Kampanye tersebut sebenarnya sudah dimulai tahun 2014 menyusul banyaknya negara-negara Eropa yang enggan menerima gelombang korban perang Suriah. Saat itu, pengungsi-pengungsi dari Suriah harus melarikan diri melalui Yunani, Italia, dan beberapa negara lain di Eropa untuk mencari suaka. Jerman, entah atas nama kemanusiaan atau ingin membayar lunas dosa mereka di masa lampau ketika partai Nazi membantai jutaan masyarakat Yahudi, secara terang-terangan siap membantu korban perang agar mendapatkan kelayakan hidup di kemudian hari, setidaknya walau cuma sesaat.
New York Times, lewat artikel khususnya pada Rabu (9/9/2015) menaruh perhatian ketika St. Pauli dan Borussia Dortmund menggelar laga persahabatan dengan mengundang imigran-imigran korban perang menonton langsung pertandingan tersebut. Ini dilakukan untuk menegaskan komitmen St. Pauli dalam membela hak-hak para pengungsi yang terlantar akibat peperangan.
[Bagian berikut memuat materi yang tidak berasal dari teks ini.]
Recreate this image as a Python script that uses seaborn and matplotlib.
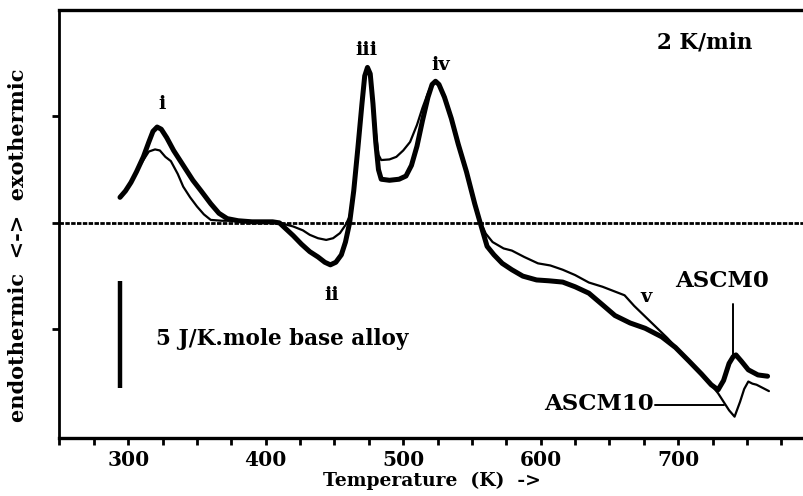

Jauh sebelumnya, yakni tahun 2011 silam, St. Pauli juga menginsipirasi sebuah kelompok suporter yang berbasis di Yorkshire, Inggris, membentuk firma bernama Yorkshire St. Pauli Supporters' Group. Kegiatannya sudah tentu mengampanyekan anti diskrimansi. Firma ini lantas mendasari kelompok serupa di belahan dunia lain seperti di Brighton (Inggris), Glasgow (Skotlandia), New York (Amerika Serikat), dan Athena (Yunani).
Dari sini, akhirnya terbentuklah klub sepak bola bernama FC Lampedusa, sebuah tim yang isinya merupakan imigran-imigran korban peperangan. Yorkshire St. Pauli Supporters' Group kemudian menciptakan liga dengan nama Football For All, di mana nyaris semua kebutuhan liganya disuplai oleh St. Pauli, seperti jersey, sepatu, dan lain sebagainya.
Perlahan namun pasti, firma-firma serupa membentuk klub seperti United Glasgow FC dan AFC Unity. "Klub-klub tersebut terbuka untuk semua pengungsi berusia di atas 16 tahun dan semua orang yang peduli akan pergerakan kami. Banyak pengungsi dan pencari suaka di daerah selatan (Skotlandia) dan kami ingin mereka bersosialisasi dengan rakyat sekitar," kata juru bicara United Glasgow FC kepada commonspace.scot, Selasa (22/08/2017).
Kampanye refugees welcome terus dilakukan hingga detik ini. Selain spanduk atau banner, klub dan suporter melalui usaha merchandise juga mengeluarkan scarf atau syal khusus bertuliskan refugees welcome.